Task directions >>
Give again exactly the lines that run from the start of the records to the line holding "legend_y_px = [520, 463, 404, 357, 289, 230, 172, 115, 56]", both ends counted. Do not include the pictures.

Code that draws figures
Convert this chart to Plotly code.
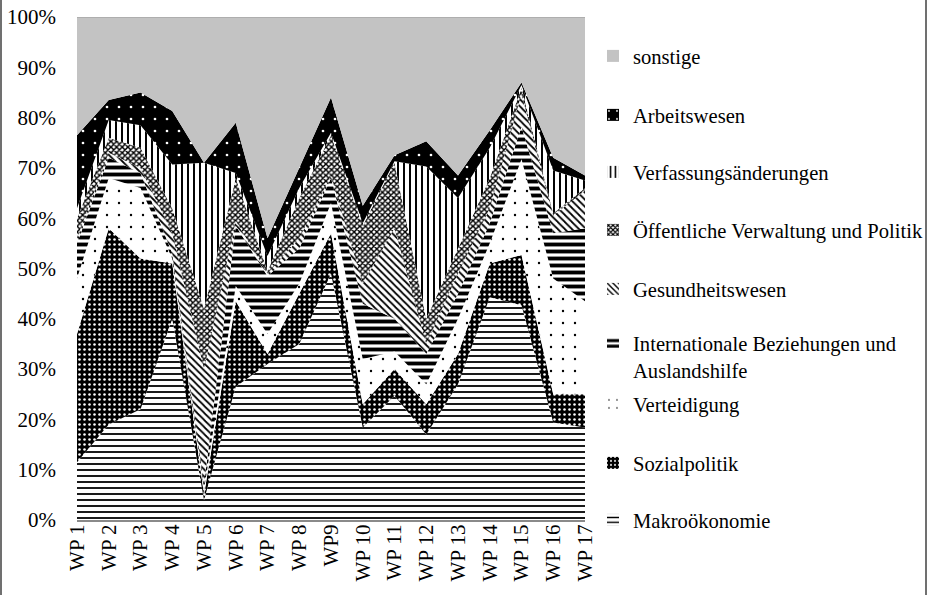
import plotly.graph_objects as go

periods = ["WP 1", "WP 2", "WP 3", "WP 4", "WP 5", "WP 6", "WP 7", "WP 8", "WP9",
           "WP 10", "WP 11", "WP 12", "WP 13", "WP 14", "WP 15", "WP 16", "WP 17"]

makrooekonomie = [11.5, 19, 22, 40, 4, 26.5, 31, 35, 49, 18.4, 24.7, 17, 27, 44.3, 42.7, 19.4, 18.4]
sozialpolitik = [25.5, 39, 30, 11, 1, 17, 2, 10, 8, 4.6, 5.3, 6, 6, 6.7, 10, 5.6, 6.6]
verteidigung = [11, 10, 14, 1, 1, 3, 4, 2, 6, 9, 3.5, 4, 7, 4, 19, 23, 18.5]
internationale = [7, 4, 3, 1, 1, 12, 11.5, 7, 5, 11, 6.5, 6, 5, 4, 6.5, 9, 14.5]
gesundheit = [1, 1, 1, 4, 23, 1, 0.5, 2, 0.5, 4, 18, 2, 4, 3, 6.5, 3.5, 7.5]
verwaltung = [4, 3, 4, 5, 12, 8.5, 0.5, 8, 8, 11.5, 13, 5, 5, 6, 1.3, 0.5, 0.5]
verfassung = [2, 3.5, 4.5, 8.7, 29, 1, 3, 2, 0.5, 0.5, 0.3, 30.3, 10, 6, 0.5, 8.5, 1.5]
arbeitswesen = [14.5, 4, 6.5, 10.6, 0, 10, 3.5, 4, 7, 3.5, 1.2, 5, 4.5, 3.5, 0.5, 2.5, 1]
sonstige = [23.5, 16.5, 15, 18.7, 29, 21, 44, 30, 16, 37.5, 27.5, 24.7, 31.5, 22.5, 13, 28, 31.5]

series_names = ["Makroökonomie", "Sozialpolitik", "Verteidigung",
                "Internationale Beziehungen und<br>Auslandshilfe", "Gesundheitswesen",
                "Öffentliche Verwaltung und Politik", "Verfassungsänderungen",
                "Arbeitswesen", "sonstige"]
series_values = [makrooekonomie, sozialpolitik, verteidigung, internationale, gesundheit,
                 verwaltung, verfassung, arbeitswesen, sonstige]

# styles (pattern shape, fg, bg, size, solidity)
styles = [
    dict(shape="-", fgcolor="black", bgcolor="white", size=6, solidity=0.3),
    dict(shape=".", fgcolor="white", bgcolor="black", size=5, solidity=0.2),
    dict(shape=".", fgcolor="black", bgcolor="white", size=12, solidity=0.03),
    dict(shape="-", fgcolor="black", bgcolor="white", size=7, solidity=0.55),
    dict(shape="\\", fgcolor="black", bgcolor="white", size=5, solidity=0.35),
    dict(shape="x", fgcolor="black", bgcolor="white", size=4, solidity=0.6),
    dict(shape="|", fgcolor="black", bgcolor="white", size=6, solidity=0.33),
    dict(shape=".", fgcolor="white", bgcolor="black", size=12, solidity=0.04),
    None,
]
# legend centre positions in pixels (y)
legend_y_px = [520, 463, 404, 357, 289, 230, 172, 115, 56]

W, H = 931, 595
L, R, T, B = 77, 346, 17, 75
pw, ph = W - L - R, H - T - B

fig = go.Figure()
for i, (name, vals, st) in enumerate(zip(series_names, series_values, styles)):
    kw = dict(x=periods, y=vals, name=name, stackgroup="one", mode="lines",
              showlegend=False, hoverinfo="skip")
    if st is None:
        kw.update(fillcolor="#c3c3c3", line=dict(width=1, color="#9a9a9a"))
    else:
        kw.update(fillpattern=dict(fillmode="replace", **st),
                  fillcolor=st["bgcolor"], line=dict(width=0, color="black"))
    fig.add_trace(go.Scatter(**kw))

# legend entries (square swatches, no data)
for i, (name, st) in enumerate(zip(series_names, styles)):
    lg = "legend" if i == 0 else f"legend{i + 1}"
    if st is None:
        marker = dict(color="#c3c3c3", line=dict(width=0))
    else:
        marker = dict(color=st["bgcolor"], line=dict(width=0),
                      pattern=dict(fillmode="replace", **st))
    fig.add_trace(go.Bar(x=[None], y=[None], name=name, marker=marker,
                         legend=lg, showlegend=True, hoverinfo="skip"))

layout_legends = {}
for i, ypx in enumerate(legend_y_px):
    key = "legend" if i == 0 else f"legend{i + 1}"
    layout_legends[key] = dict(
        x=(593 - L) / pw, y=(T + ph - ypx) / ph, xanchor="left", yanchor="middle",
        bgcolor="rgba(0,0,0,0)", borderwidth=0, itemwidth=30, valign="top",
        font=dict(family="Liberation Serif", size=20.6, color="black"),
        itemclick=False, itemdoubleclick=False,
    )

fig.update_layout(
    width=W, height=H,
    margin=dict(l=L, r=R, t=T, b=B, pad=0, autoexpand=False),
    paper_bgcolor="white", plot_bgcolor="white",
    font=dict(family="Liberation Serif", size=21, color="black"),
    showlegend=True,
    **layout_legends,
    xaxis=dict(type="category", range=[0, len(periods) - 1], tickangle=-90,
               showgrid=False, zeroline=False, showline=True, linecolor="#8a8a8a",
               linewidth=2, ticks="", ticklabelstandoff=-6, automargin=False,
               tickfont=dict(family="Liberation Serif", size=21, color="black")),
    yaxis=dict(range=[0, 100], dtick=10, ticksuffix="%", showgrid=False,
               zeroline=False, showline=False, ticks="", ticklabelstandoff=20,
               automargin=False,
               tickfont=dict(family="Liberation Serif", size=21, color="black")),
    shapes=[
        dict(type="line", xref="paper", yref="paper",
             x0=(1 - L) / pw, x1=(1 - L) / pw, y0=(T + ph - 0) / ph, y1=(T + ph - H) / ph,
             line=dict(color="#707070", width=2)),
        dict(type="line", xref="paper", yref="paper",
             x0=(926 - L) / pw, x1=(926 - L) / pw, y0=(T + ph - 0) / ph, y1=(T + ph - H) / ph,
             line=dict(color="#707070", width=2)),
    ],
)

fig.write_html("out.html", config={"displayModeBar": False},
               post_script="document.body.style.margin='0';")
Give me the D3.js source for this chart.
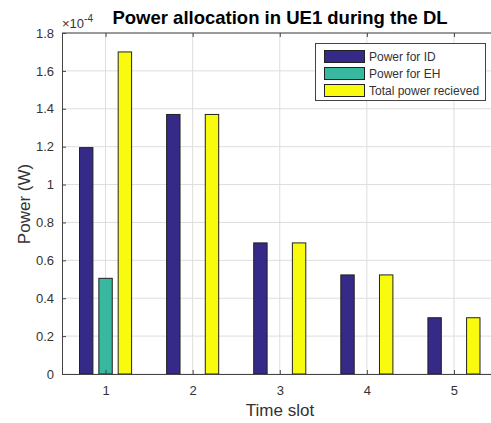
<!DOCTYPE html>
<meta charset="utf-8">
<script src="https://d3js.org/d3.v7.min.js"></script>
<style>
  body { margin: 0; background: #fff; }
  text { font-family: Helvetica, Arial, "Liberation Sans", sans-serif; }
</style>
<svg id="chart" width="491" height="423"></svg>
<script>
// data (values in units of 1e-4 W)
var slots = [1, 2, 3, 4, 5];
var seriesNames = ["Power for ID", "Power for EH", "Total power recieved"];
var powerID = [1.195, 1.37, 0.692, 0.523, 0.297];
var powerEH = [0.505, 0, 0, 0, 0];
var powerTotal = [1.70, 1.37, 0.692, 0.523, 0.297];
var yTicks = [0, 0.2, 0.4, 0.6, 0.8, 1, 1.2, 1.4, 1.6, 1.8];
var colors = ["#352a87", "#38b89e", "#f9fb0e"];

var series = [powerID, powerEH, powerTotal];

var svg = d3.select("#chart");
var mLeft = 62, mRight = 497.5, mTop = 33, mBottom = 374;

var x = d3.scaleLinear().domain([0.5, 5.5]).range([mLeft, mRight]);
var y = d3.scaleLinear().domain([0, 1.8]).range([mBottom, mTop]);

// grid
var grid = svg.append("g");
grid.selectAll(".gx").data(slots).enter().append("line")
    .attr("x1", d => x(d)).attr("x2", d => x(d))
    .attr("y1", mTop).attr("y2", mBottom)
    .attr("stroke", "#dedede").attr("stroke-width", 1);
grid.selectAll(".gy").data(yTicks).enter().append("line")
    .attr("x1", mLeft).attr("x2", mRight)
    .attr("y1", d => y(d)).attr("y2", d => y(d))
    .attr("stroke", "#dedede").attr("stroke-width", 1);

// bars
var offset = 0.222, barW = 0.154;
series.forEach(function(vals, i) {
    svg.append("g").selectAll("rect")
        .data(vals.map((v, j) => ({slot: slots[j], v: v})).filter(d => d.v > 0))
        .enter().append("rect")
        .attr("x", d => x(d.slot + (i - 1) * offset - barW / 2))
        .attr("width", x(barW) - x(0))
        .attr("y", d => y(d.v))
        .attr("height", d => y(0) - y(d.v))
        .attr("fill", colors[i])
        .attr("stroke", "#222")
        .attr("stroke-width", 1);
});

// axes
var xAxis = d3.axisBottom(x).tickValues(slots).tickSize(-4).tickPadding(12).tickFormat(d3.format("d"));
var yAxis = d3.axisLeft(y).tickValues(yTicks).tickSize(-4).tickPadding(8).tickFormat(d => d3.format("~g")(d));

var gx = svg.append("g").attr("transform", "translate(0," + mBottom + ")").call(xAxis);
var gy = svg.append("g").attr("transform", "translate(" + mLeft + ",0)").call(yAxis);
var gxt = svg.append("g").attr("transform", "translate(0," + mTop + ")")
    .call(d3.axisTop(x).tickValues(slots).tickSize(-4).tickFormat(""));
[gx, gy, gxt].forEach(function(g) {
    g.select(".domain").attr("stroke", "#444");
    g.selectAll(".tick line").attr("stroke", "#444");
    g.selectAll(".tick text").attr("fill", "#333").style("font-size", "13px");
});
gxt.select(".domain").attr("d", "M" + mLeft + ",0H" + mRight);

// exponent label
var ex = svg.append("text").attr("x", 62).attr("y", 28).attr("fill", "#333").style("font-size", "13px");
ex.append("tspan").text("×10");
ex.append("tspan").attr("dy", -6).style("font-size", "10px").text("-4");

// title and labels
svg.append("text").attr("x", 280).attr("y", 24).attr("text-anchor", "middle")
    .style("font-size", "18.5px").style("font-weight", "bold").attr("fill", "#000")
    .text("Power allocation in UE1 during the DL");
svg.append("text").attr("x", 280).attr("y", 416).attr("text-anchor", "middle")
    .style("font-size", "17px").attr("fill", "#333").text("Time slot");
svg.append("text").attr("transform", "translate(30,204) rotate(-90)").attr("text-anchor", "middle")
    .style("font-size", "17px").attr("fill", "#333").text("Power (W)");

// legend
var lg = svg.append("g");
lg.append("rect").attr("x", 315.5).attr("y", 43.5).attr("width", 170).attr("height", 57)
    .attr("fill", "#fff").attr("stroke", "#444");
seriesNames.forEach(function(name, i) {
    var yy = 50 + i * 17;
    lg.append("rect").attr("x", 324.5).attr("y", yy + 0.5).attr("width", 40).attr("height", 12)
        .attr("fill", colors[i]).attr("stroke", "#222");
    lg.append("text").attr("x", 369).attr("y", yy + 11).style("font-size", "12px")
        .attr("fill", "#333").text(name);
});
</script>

In response >>
Convert this chart to Plotly code.
import plotly.graph_objects as go

periods = ["WP 1", "WP 2", "WP 3", "WP 4", "WP 5", "WP 6", "WP 7", "WP 8", "WP9",
           "WP 10", "WP 11", "WP 12", "WP 13", "WP 14", "WP 15", "WP 16", "WP 17"]

makrooekonomie = [11.5, 19, 22, 40, 4, 26.5, 31, 35, 49, 18.4, 24.7, 17, 27, 44.3, 42.7, 19.4, 18.4]
sozialpolitik = [25.5, 39, 30, 11, 1, 17, 2, 10, 8, 4.6, 5.3, 6, 6, 6.7, 10, 5.6, 6.6]
verteidigung = [11, 10, 14, 1, 1, 3, 4, 2, 6, 9, 3.5, 4, 7, 4, 19, 23, 18.5]
internationale = [7, 4, 3, 1, 1, 12, 11.5, 7, 5, 11, 6.5, 6, 5, 4, 6.5, 9, 14.5]
gesundheit = [1, 1, 1, 4, 23, 1, 0.5, 2, 0.5, 4, 18, 2, 4, 3, 6.5, 3.5, 7.5]
verwaltung = [4, 3, 4, 5, 12, 8.5, 0.5, 8, 8, 11.5, 13, 5, 5, 6, 1.3, 0.5, 0.5]
verfassung = [2, 3.5, 4.5, 8.7, 29, 1, 3, 2, 0.5, 0.5, 0.3, 30.3, 10, 6, 0.5, 8.5, 1.5]
arbeitswesen = [14.5, 4, 6.5, 10.6, 0, 10, 3.5, 4, 7, 3.5, 1.2, 5, 4.5, 3.5, 0.5, 2.5, 1]
sonstige = [23.5, 16.5, 15, 18.7, 29, 21, 44, 30, 16, 37.5, 27.5, 24.7, 31.5, 22.5, 13, 28, 31.5]

series_names = ["Makroökonomie", "Sozialpolitik", "Verteidigung",
                "Internationale Beziehungen und<br>Auslandshilfe", "Gesundheitswesen",
                "Öffentliche Verwaltung und Politik", "Verfassungsänderungen",
                "Arbeitswesen", "sonstige"]
series_values = [makrooekonomie, sozialpolitik, verteidigung, internationale, gesundheit,
                 verwaltung, verfassung, arbeitswesen, sonstige]

# styles (pattern shape, fg, bg, size, solidity)
styles = [
    dict(shape="-", fgcolor="black", bgcolor="white", size=6, solidity=0.3),
    dict(shape=".", fgcolor="white", bgcolor="black", size=5, solidity=0.2),
    dict(shape=".", fgcolor="black", bgcolor="white", size=12, solidity=0.03),
    dict(shape="-", fgcolor="black", bgcolor="white", size=7, solidity=0.55),
    dict(shape="\\", fgcolor="black", bgcolor="white", size=5, solidity=0.35),
    dict(shape="x", fgcolor="black", bgcolor="white", size=4, solidity=0.6),
    dict(shape="|", fgcolor="black", bgcolor="white", size=6, solidity=0.33),
    dict(shape=".", fgcolor="white", bgcolor="black", size=12, solidity=0.04),
    None,
]
# legend centre positions in pixels (y)
legend_y_px = [520, 463, 404, 357, 289, 230, 172, 115, 56]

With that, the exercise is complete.